AIM:
Retype the data exactly, from its first line to the line containing "from matplotlib.patches import Patch", including both, and skip any picture.
>>
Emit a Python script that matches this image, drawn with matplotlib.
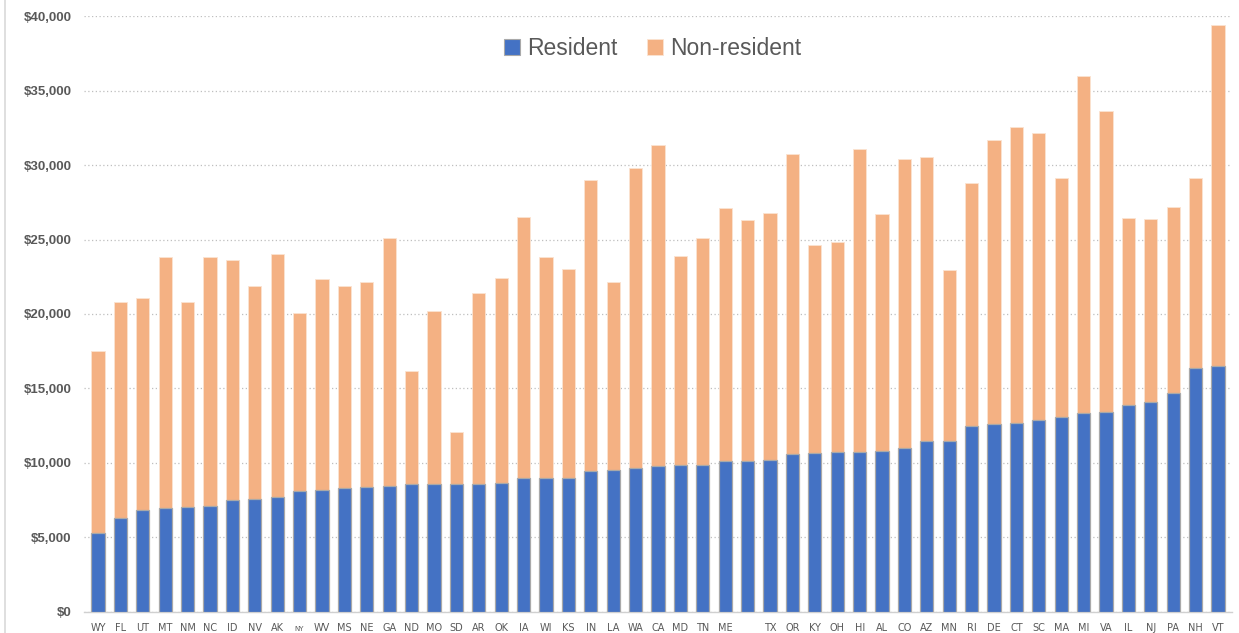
import matplotlib.pyplot as plt
import matplotlib.ticker as mticker
from matplotlib.lines import Line2D
from matplotlib.patches import Patch

# ==============================================================================
# Data: average published tuition by state, resident vs non-resident
# ==============================================================================
states = ['WY', 'FL', 'UT', 'MT', 'NM', 'NC', 'ID', 'NV', 'AK', 'NY',
          'WV', 'MS', 'NE', 'GA', 'ND', 'MO', 'SD', 'AR', 'OK', 'IA',
          'WI', 'KS', 'IN', 'LA', 'WA', 'CA', 'MD', 'TN', 'ME', '',
          'TX', 'OR', 'KY', 'OH', 'HI', 'AL', 'CO', 'AZ', 'MN', 'RI',
          'DE', 'CT', 'SC', 'MA', 'MI', 'VA', 'IL', 'NJ', 'PA', 'NH', 'VT']

resident = [5270, 6290, 6870, 6980, 7050, 7120, 7490, 7600, 7720, 8120,
            8180, 8300, 8400, 8470, 8600, 8600, 8600, 8600, 8670, 9000,
            9000, 9000, 9450, 9500, 9650, 9800, 9870, 9870, 10160, 10160,
            10200, 10580, 10650, 10730, 10760, 10800, 11020, 11450, 11450, 12470,
            12630, 12700, 12880, 13120, 13340, 13400, 13880, 14100, 14700, 16370, 16530]

non_resident = [17500, 20800, 21100, 23800, 20800, 23800, 23650, 21900, 24000, 20050,
                22350, 21900, 22170, 25100, 16170, 20200, 12100, 21400, 22400, 26500,
                23800, 23050, 28970, 22170, 29800, 31340, 23880, 25100, 27100, 26280,
                26750, 30760, 24660, 24820, 31100, 26680, 30380, 30560, 22960, 28790,
                31700, 32570, 32170, 29150, 35980, 33610, 26450, 26390, 27170, 29140, 39400]

# ==============================================================================
# Plot
# ==============================================================================
grey = '#595959'
blue = '#4472C4'
orange = '#F4B183'

fig = plt.figure(figsize=(12.39, 6.33), dpi=100)
ax = fig.add_axes([0.0678, 0.0332, 0.9266, 0.9415])

x = list(range(len(states)))
ax.bar(x, non_resident, width=0.59, color=orange, edgecolor='#fbe3d1',
       linewidth=0.6, zorder=2, label='Non-resident')
ax.bar(x, resident, width=0.59, color=blue, edgecolor='#a9a9a9',
       linewidth=0.9, zorder=3, label='Resident')

ax.set_xlim(-0.625, len(states) - 0.375)
ax.set_ylim(0, 40000)

# y axis
ax.yaxis.set_major_locator(mticker.MultipleLocator(5000))
ax.yaxis.set_major_formatter(mticker.StrMethodFormatter('${x:,.0f}'))
for lab in ax.get_yticklabels():
    lab.set_fontfamily(['Liberation Sans', 'DejaVu Sans'])
    lab.set_fontweight('bold')
ax.tick_params(axis='y', length=0, pad=9, labelsize=9.5, labelcolor=grey)
ax.grid(axis='y', linestyle=(0, (1, 2)), color='#bfbfbf', linewidth=0.9, zorder=0)

# x axis
ax.set_xticks(x)
ax.set_xticklabels(states, fontfamily=['Liberation Sans Narrow', 'DejaVu Sans'])
ax.tick_params(axis='x', length=0, pad=8, labelsize=7, labelcolor=grey)
ny = ax.get_xticklabels()[states.index('NY')]
ny.set_fontsize(5)
ny.set_y(-0.005)

for side in ['top', 'right', 'left']:
    ax.spines[side].set_visible(False)
ax.spines['bottom'].set_color('#d0d0d0')
ax.spines['bottom'].set_linewidth(1.0)

# Legend
handles = [Patch(facecolor=blue, edgecolor='#a9a9a9', linewidth=0.8),
           Patch(facecolor=orange, edgecolor='#fbe3d1', linewidth=0.6)]
leg = ax.legend(handles, ['Resident', 'Non-resident'], loc='center',
                bbox_to_anchor=(0.495, 0.946), ncol=2, frameon=False,
                handlelength=0.7, handleheight=0.7, handletextpad=0.3,
                columnspacing=1.3,
                prop={'family': ['Liberation Sans', 'DejaVu Sans'], 'size': 16.5})
for t in leg.get_texts():
    t.set_color(grey)

# Chart border on the left edge
fig.add_artist(Line2D([0.004, 0.004], [0, 1], color='#d9d9d9', linewidth=1.2))

plt.savefig('out.png', dpi=100)
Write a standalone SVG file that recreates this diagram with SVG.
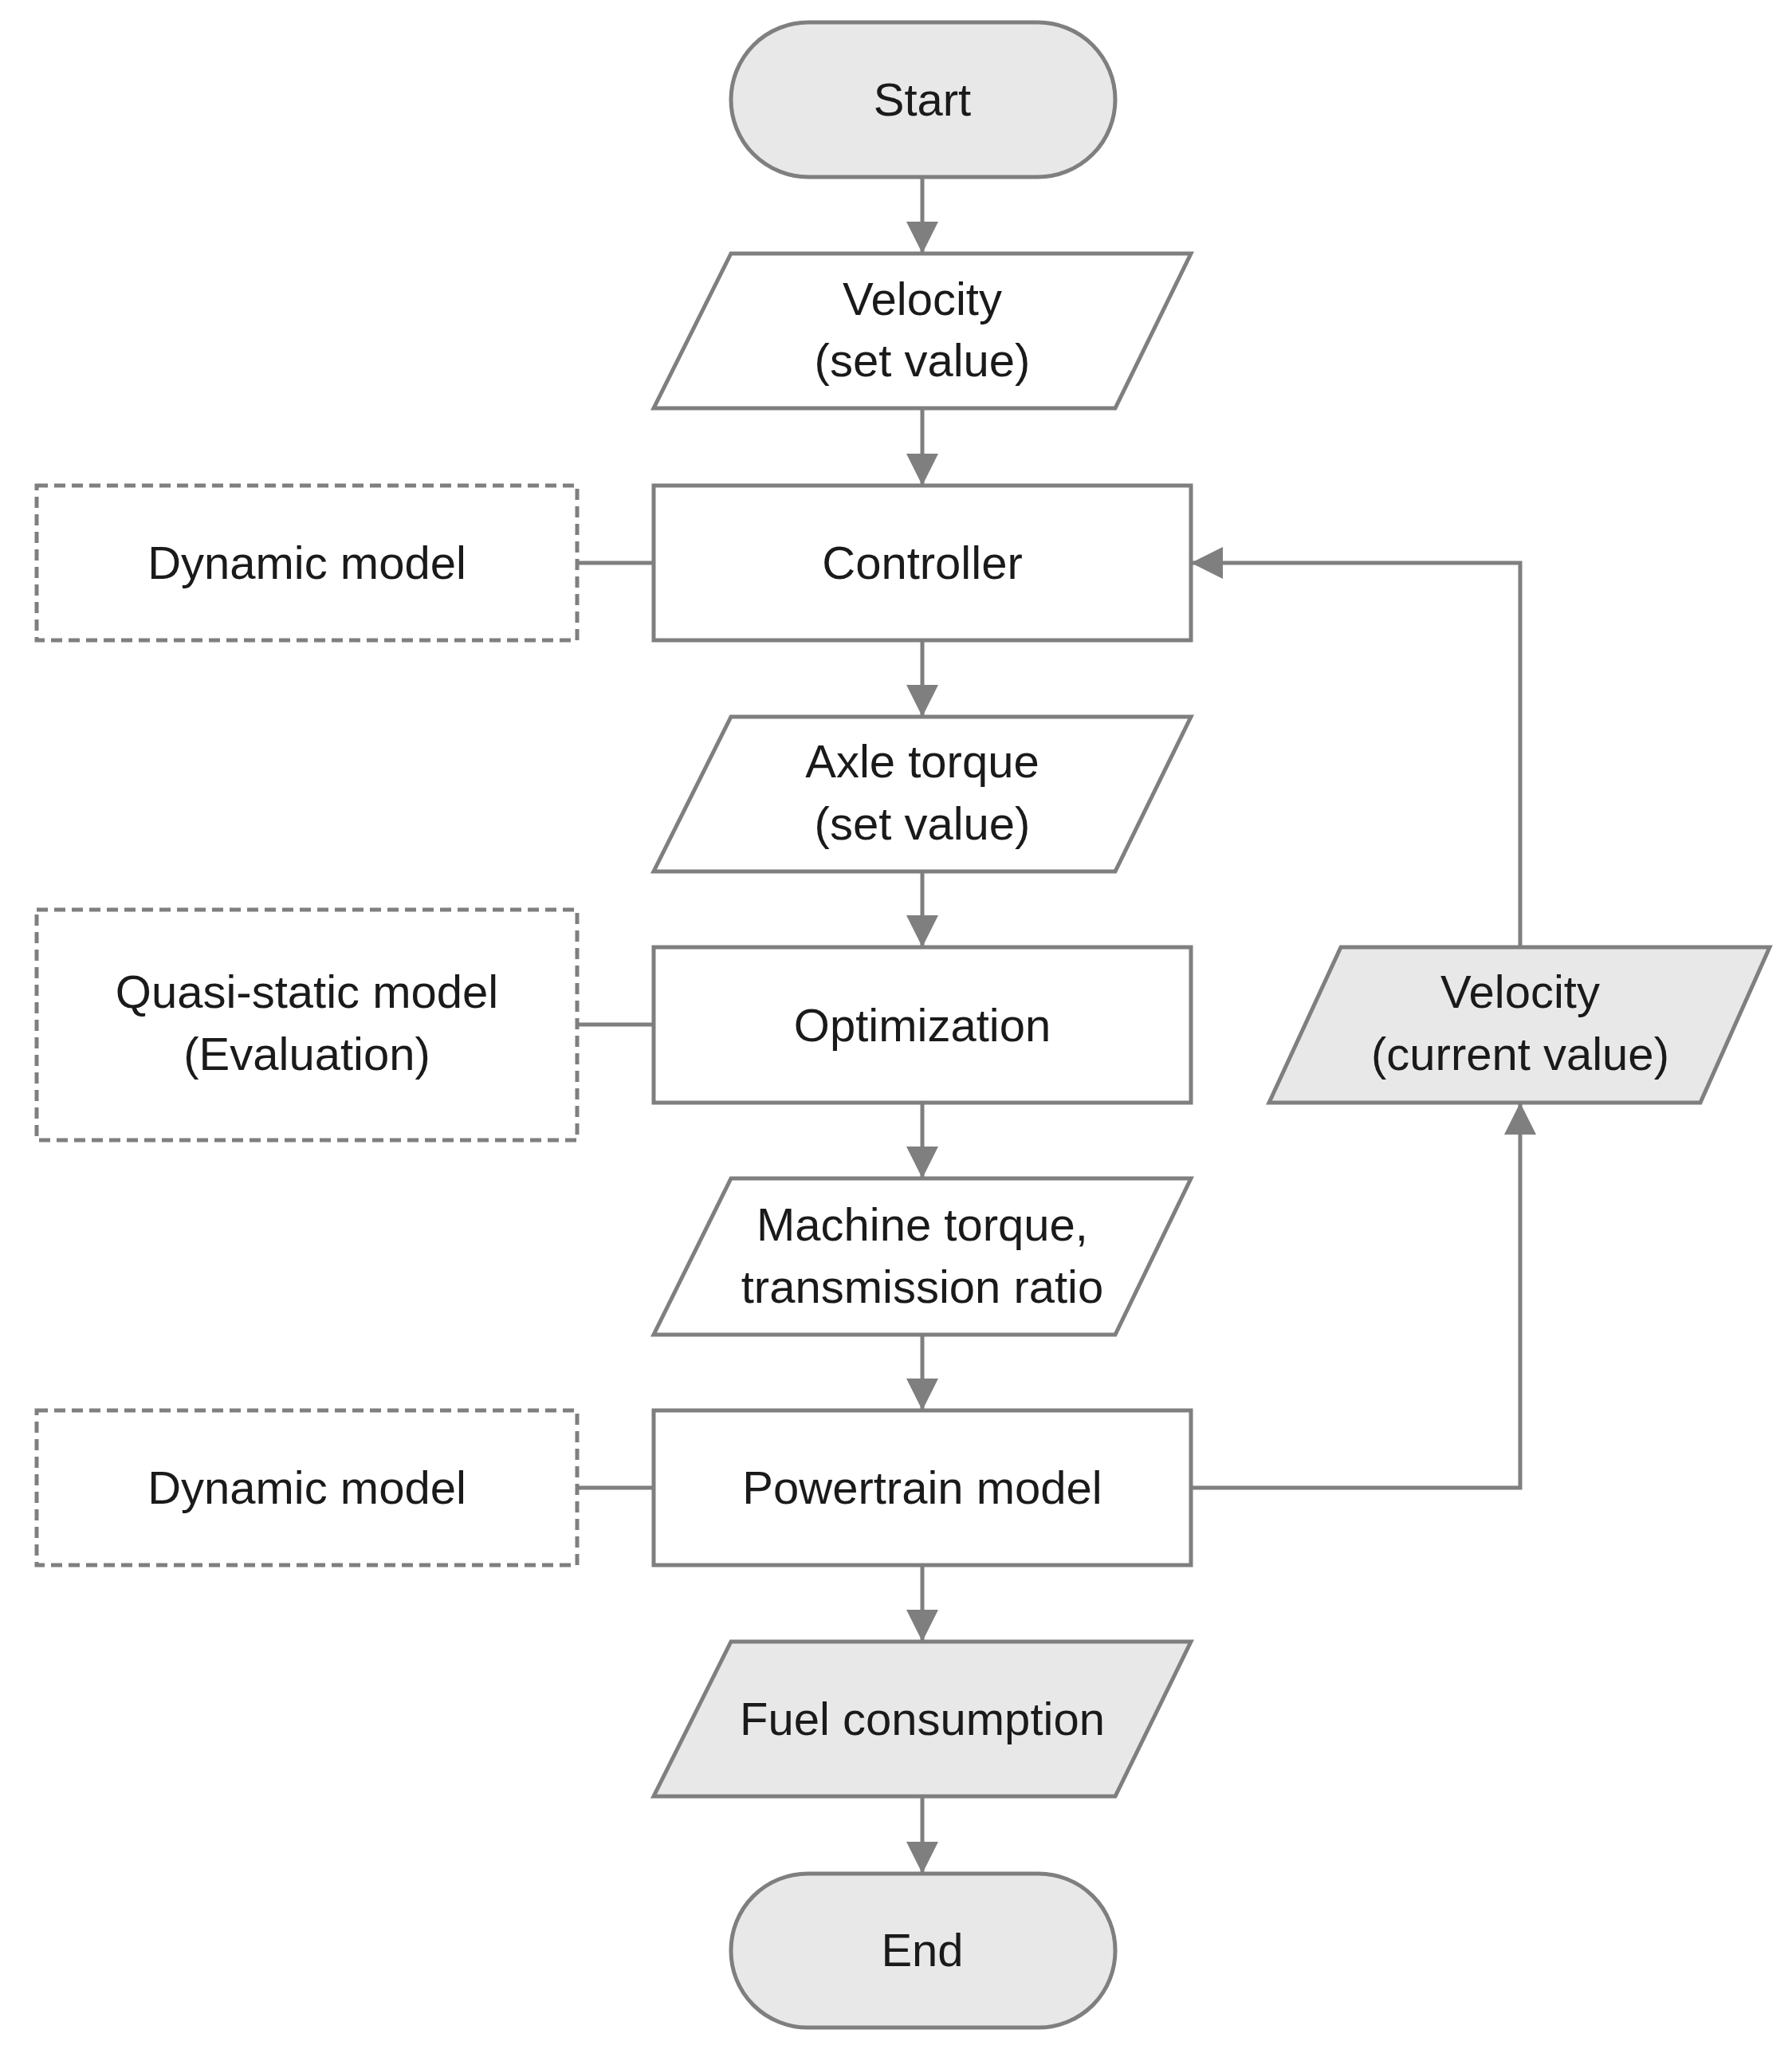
<<
SOLUTION FOR THIS TASK:
Emit a Python script that matches this image, drawn with matplotlib.
import matplotlib.pyplot as plt
import matplotlib.ticker as mticker
from matplotlib.lines import Line2D
from matplotlib.patches import Patch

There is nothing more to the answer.